§ **REQUIRED TASK**: Extract the first line through the line containing "100000, 120000, 140000];" from the listing below, exactly as written.

§ **SOURCE DATA**:
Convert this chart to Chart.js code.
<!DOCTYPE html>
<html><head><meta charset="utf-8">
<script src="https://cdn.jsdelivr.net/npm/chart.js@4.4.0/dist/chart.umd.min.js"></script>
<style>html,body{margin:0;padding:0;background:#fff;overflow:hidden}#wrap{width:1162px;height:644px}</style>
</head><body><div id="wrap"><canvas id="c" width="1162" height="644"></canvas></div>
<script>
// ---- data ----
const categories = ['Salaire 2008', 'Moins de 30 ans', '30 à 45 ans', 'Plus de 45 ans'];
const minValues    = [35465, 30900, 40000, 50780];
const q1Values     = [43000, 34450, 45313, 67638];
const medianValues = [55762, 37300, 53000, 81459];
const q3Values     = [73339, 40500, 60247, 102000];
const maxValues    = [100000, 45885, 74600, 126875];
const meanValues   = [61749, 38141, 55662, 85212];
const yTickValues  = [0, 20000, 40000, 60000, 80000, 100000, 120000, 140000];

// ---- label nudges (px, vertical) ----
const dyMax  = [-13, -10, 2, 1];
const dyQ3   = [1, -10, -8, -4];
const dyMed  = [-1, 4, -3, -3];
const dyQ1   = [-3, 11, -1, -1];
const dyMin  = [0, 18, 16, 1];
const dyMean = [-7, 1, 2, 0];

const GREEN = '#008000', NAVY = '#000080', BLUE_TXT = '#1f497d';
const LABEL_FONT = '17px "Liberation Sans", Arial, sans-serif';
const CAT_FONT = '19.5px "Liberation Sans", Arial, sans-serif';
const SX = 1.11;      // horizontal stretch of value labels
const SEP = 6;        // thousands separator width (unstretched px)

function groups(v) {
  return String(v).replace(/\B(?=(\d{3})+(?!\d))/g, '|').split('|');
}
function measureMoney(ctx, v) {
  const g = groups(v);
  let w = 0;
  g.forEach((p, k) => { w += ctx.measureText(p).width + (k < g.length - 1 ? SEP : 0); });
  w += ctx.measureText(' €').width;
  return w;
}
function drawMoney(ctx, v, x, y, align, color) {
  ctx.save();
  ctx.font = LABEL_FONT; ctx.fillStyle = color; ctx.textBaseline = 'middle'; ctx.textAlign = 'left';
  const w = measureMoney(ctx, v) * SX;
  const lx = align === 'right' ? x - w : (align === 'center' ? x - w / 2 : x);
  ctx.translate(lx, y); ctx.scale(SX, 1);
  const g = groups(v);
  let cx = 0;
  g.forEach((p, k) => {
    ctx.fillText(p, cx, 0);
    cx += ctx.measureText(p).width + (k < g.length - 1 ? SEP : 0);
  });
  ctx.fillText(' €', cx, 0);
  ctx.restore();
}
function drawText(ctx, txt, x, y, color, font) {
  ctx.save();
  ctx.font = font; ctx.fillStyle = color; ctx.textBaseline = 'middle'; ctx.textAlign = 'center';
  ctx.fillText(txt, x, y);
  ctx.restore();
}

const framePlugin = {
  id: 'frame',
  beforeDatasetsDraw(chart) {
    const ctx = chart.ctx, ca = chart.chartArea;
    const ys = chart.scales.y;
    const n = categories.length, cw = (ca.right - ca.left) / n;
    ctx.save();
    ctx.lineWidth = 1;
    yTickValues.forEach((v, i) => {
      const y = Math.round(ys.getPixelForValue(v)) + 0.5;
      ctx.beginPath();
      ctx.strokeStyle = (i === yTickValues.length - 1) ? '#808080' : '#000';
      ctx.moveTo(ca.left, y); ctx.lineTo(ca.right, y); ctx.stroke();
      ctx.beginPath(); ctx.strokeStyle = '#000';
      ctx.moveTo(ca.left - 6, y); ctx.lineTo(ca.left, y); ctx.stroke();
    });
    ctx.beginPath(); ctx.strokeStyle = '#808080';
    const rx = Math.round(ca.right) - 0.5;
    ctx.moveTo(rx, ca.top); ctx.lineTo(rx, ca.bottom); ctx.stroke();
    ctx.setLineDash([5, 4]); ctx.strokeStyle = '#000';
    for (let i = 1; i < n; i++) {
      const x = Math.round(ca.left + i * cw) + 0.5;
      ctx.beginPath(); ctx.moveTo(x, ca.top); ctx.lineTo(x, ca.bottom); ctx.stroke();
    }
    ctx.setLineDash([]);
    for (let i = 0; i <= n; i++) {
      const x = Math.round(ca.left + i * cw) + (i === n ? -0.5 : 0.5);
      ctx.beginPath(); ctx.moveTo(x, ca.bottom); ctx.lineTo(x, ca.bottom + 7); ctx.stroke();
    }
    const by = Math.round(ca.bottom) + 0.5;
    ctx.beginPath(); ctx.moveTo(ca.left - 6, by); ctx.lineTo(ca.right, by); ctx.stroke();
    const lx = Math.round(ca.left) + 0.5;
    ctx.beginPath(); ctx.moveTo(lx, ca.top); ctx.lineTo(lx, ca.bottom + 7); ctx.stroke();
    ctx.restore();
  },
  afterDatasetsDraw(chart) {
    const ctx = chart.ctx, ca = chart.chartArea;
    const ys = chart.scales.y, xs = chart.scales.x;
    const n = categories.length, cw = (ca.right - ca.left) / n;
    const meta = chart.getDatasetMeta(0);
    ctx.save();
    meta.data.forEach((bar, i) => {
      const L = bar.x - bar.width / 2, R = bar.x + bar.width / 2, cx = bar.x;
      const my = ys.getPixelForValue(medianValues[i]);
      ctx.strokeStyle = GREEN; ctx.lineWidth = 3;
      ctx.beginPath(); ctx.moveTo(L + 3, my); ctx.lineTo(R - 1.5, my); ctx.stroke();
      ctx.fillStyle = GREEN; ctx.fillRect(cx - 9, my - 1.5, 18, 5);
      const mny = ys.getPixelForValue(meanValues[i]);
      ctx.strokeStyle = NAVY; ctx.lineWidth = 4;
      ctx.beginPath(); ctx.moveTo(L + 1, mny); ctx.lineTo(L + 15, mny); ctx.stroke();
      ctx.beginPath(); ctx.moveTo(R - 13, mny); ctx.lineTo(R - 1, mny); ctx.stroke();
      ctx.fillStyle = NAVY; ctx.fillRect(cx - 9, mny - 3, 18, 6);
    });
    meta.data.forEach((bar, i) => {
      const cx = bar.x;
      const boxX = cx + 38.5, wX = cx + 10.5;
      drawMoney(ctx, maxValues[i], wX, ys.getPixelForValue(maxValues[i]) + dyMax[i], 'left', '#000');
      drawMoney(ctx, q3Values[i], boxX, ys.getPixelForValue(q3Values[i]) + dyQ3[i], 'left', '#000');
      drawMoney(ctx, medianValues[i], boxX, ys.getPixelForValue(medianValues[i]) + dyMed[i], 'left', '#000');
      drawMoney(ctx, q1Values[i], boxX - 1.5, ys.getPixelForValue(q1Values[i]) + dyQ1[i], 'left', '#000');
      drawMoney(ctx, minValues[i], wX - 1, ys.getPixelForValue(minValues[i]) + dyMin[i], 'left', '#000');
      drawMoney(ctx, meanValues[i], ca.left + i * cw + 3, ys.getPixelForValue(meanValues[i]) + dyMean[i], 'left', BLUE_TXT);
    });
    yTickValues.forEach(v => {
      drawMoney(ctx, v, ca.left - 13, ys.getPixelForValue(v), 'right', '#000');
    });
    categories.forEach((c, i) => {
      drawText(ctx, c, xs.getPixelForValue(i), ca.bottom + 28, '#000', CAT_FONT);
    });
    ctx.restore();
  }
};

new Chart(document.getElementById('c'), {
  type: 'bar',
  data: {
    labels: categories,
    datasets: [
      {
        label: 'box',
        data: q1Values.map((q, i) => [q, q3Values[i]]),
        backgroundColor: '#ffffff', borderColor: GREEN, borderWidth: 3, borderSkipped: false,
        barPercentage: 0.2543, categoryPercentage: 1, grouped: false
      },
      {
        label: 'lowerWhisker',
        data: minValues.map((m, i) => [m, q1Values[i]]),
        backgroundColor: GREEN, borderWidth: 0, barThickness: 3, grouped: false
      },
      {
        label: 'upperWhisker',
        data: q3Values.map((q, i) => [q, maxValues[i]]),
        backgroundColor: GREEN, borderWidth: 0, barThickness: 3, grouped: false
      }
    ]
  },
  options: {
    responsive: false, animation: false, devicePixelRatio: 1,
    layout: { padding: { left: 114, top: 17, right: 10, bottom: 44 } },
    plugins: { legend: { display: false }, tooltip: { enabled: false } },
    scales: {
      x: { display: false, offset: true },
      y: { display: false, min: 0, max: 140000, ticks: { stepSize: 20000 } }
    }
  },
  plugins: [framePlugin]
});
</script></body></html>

§ **THE OUTPUT**:
Convert this chart to Chart.js code.
<!DOCTYPE html>
<html><head><meta charset="utf-8">
<script src="https://cdn.jsdelivr.net/npm/chart.js@4.4.0/dist/chart.umd.min.js"></script>
<style>html,body{margin:0;padding:0;background:#fff;overflow:hidden}#wrap{width:1162px;height:644px}</style>
</head><body><div id="wrap"><canvas id="c" width="1162" height="644"></canvas></div>
<script>
// ---- data ----
const categories = ['Salaire 2008', 'Moins de 30 ans', '30 à 45 ans', 'Plus de 45 ans'];
const minValues    = [35465, 30900, 40000, 50780];
const q1Values     = [43000, 34450, 45313, 67638];
const medianValues = [55762, 37300, 53000, 81459];
const q3Values     = [73339, 40500, 60247, 102000];
const maxValues    = [100000, 45885, 74600, 126875];
const meanValues   = [61749, 38141, 55662, 85212];
const yTickValues  = [0, 20000, 40000, 60000, 80000, 100000, 120000, 140000];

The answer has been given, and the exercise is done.